Madame la sénatrice, vous venez de soulever une question extrêmement intéressante. Je l’ai dit, nous construisons un modèle pour trente ans. Il ne s’agit donc pas seulement de résoudre des problèmes urgents. Or nous avons bien du mal à imaginer des scénarios sur une si longue durée.
C’est d’ailleurs la raison pour laquelle le groupe de travail confié à Jean-Michel Charpin et à un certain nombre d’experts doit réaliser les projections non seulement en prolongeant les courbes, mais aussi en imaginant les ruptures.
Certains d’entre vous ont affirmé que 15 % de la population serait concernée par la dépendance. D’autres ont avancé le chiffre de 20 %. C’est donc une bonne nouvelle : la majorité d’entre nous ne sera pas en situation de dépendance….) Pour autant, le problème de la dépendance doit être traité, car il est très lourd à la fois pour la personne elle-même, mais aussi pour son entourage. Finalement, tout le monde sera un jour concerné directement ou indirectement.

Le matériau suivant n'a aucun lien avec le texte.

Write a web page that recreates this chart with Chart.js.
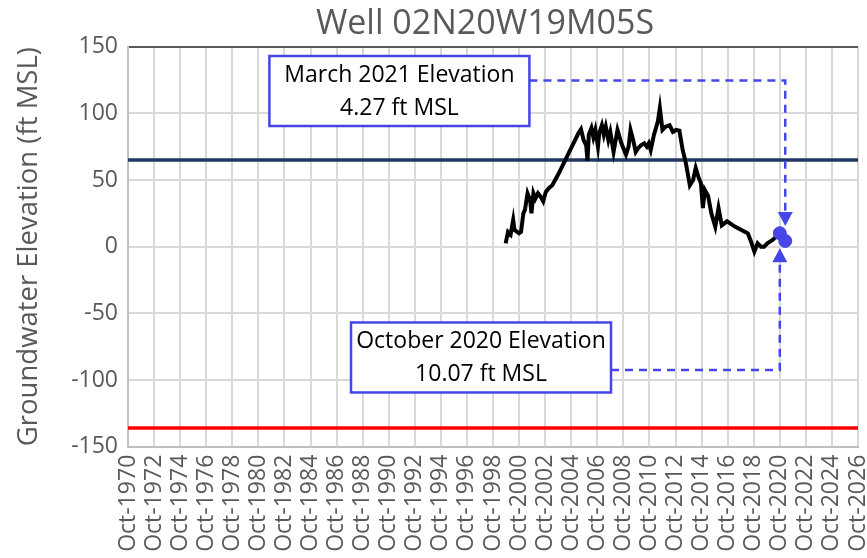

Quoi qu’il en soit, nous ne pouvons pas non plus faire l’économie de penser que ce domaine connaîtra des révolutions techniques et médicales. Rappelez-vous qu’il y a soixante ans, lorsque les grands traitements de la tuberculose ont été découverts, le territoire national était parsemé de sanatoriums : ils ont fermé du jour au lendemain ! Il n’est pas exclu que l’on trouve demain un vaccin contre la maladie d’Alzheimer, qui fournit les grosses cohortes des personnes dépendantes en établissement. Ce n’est pas un rêve impossible, car de nombreuses équipes de très haut niveau travaillent sur ces sujets. Dans quinze ans, dans vingt ans, dans vingt-cinq ans, un vaccin sera peut-être mis au point, des médicaments extrêmement performants seront probablement mis sur le marché. Cette hypothèse n’est pas complètement fantasmatique. Il est donc important que le modèle que nous allons construire soit souple et capable de s’adapter à de nouvelles donnes.
Madame la sénatrice, vous m’avez également interrogée sur la question importante des services à domicile. On ne peut pas parler d’un mauvais état généralisé Il y a simplement des situations extrêmement variées. C’est la raison pour laquelle j’ai demandé aux grandes fédérations, comme l’ADMR, l’ADESSA ou l’UNA, de me donner une liste exacte des associations concernées. Nous devons améliorer le suivi statistique de ce secteur. Les causes du mauvais état de certaines associations et de certains services sont très diverses : impact de la crise économique, coûts élevés dans certaines zones rurales en raison des frais de déplacement, mais aussi, comme l’a démontré le récent rapport de l’IGAS et de l’IGF, problèmes de mauvaise gestion et d’allocation des ressources pas forcément optimale. Tous ces points seront discutés dans les prochains mois.
Les services à domicile constituent un élément-clé du maintien des personnes dépendantes à domicile. Nous devons donc améliorer le mode d’allocation des ressources ainsi que le mode de tarification. Deux projets sont sur la table : celui de l’Assemblée des départements de France et celui préconisé par l’IGAS, qui propose de créer deux tarifications différentes selon le type d’activité réalisée au domicile du bénéficiaire, à savoir, un tarif d’aide à la personne pour des prestations nécessitant des compétences spécifiques et un tarif d’aide à l’environnement moins élevé pour les besoins d’aide ménagère.
Ce sujet est un excellent thème pour le débat sur la dépendance.